(Your task)
Only the lines from the start of the data to the line containing "Chart.register(...registerables);", both included, should be output, exactly and without pictures.
= = =
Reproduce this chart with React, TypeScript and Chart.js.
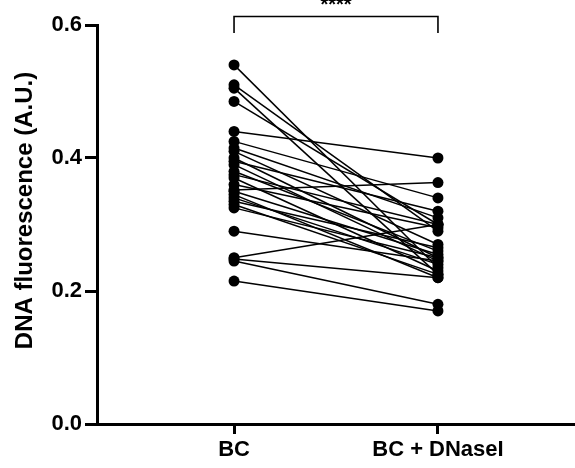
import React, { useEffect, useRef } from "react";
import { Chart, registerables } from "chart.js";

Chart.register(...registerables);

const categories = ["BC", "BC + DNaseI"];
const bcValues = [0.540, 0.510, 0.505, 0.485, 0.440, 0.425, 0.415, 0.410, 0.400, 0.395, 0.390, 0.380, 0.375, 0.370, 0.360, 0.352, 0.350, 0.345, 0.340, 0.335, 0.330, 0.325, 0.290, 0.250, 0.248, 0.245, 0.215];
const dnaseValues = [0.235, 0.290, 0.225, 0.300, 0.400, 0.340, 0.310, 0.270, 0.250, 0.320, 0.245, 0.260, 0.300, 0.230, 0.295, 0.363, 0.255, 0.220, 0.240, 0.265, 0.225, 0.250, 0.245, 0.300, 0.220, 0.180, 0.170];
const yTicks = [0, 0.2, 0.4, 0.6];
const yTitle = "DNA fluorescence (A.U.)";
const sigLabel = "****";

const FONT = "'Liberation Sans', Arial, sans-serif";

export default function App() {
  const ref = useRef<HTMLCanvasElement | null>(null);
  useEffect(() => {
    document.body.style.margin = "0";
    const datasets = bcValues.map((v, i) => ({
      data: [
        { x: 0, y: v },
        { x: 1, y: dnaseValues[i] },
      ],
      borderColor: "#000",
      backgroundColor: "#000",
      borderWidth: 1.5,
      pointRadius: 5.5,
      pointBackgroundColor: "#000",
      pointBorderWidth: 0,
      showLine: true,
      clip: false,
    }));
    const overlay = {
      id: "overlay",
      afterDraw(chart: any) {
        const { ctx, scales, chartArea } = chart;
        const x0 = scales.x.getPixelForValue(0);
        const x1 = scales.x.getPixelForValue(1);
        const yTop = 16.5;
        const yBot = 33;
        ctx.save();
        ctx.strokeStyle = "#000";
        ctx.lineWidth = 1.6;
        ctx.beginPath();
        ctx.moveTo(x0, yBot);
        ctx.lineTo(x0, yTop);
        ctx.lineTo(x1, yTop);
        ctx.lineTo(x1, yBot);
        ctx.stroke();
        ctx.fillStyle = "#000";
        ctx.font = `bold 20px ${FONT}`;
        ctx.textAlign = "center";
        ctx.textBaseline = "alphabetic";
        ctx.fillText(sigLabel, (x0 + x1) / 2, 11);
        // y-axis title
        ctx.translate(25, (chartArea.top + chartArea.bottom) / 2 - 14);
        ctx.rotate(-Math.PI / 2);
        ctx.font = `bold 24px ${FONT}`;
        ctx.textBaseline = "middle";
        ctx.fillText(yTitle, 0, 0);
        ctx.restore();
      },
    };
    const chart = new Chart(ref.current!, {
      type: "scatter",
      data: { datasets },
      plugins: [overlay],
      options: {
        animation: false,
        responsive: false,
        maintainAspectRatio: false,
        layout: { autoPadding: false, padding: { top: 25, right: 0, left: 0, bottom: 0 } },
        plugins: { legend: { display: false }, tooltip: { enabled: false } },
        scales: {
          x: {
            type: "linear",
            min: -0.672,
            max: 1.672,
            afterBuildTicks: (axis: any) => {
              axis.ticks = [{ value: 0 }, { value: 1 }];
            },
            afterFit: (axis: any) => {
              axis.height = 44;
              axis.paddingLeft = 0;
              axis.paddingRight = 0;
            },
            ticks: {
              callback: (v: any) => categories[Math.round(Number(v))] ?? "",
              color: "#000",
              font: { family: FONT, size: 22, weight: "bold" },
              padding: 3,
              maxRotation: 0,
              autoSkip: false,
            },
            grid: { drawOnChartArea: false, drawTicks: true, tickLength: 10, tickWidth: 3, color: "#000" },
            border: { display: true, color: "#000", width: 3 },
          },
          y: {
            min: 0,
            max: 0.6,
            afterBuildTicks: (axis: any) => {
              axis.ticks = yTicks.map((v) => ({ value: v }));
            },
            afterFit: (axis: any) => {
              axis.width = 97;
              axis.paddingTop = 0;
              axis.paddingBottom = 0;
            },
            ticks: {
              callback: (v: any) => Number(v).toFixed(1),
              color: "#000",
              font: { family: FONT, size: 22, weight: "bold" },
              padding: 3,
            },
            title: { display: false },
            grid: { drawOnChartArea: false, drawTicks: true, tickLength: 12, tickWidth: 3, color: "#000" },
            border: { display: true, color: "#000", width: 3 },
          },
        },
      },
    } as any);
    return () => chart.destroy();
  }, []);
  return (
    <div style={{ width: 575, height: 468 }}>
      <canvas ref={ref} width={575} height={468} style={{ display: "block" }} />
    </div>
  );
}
= = =
(Response to the task)
Reproduce this chart with React, TypeScript and Chart.js.
import React, { useEffect, useRef } from "react";
import { Chart, registerables } from "chart.js";

Chart.register(...registerables);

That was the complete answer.